Hasılı onları bulundukları halde bırakıvermedi de yine rahmet ve inayetiyle iltifat buyurdu. O Muhacirin ve Ensar ki, o zor anında, o güçlük ve sıkıntı saatinde ona (peygambere) uyup, arkasından gittiler.
"Usret": Darlık, şiddet ve yokluk demektir. Sâat-i usret zorluk anı veya vakti demektir ki, "Yüreklerin gırtlağa geldiği" (Ahzab 33/10) buyurulan Hendek gününe ve daha başka sıkıntılı günlere işaret olabilirse de burada asıl maksat Tebük Seferi sırasında çekilen sıkıntılar, özellikle bu seferin en sıkıntılı günü hakkındadır. Nitekim yukarıda da geçtiği üzere Tebük Seferi'ne çıkan orduya "Güçlük Ordusu" adı verilmiştir. Bunun hakkında Peygamber (s.a.v.) Efendimiz "Güçlük ordusunu kim donatırsa kendisine cennet vardır." buyurmuştur. Hz. Osman (r.a.) bin deve ve bin dinar para vererek ordunun donatılmasına katkıda bulunmuştu. Rivayet olunur ki Hz. Peygamberimiz, mübarek elinde dinarları bir yandan bir yana aktarırken "Bundan sonra Osman ne yapsa bir beis yok." buyurmuştur. Ensar'dan bir zat da yedi yüz vesk (kile) buğday vermişti. Bu sefer boyunca gerek binit, gerek azık ve su yüzünden çok sıkıntı çekilmişti. O derece ki, on kişiye ancak bir deve düşüyordu. Onlar da nöbetleşe biniyorlardı. Yiyecek konusunda o dereceye gelmişlerdi ki, bir hurma tanesini iki kişi paylaşıyordu. Hatta öyle zamanlar oldu ki, tadı bozulmuş olan bir suyu içebilmek için birçok kişi aynı hurma tanesini bir kere emerek içebiliyorlardı. Hz. Ömer demiştir ki, susuzluktan deveyi boğazlayıp karnındaki suyu içiyorlardı. Nihayet Hz. Peygamberimiz ellerini kaldırıp yağmur için dua etti. Cenab-ı Hak, çok geçmeden bir bulut gönderdi ve yağmur ihsan eyledi. Herkes içti ve kabını doldurdu. Yine bu gazada açlıktan develeri kesmek istediler, fakat Resulullah herkesin kabında erzak döküntüsü ve kırıntısı olarak ne kalmışsa hepsinin bir yere toplanmasını emreyledi. Bütününden bir sergi üzerine çok az birşey toplandı. Bereketine dua etti.

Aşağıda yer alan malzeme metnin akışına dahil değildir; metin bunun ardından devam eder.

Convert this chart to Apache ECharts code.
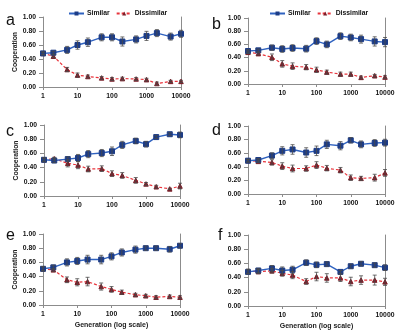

Sonra "Herkes kabına yiyecek alsın." diye buyurdu. Allah'ın inayetiyle hepsi kablarını doldurdular ve geri kalanını da yediler, karınlarını doyurdular, hatta biraz da arttı. Bu ordunun miktarı otuzbin kadardı. Bu gaza Resulullah'ın son gazası idi. Yukarıda da işaret olunduğu üzere, Medine'de Hz. Ali'yi yerine bırakmıştı. Bu sefer sırasında büyük bir çarpışma olmamış, ancak düşman sınırına kadar gidilmişti. Ezrah, Eyle v.s. ahalisi cizyeye bağlanmış ve daha sonra da dönülüp gelinmişti.
İşte Muhacirin ile Ensar, Hz. Peygamberimiz'e böyle
sıkıntılı bir
günde tabi oldular. Öyle bir durumdan sonra ki, içlerinden bir kısmının
kalbleri az kalsın yamılacaktı. Yani, sıkıntı o kadar şiddetli idi ki,
bir kısmı hemen hemen Peygamber'den ayrılıp seferden caymaya
başlayacaktı. Sonra Allah onlara nasip etti. Onların kalbini o kaypak
düşüncelerden koruduktan başka, çektikleri sıkıntılardan dolayı hepsine
rahmet nazarı ile nazarını çevirdi. Çünkü O, onlara çok rauf
(şefkatli), çok rahîm (merhametli)'dir.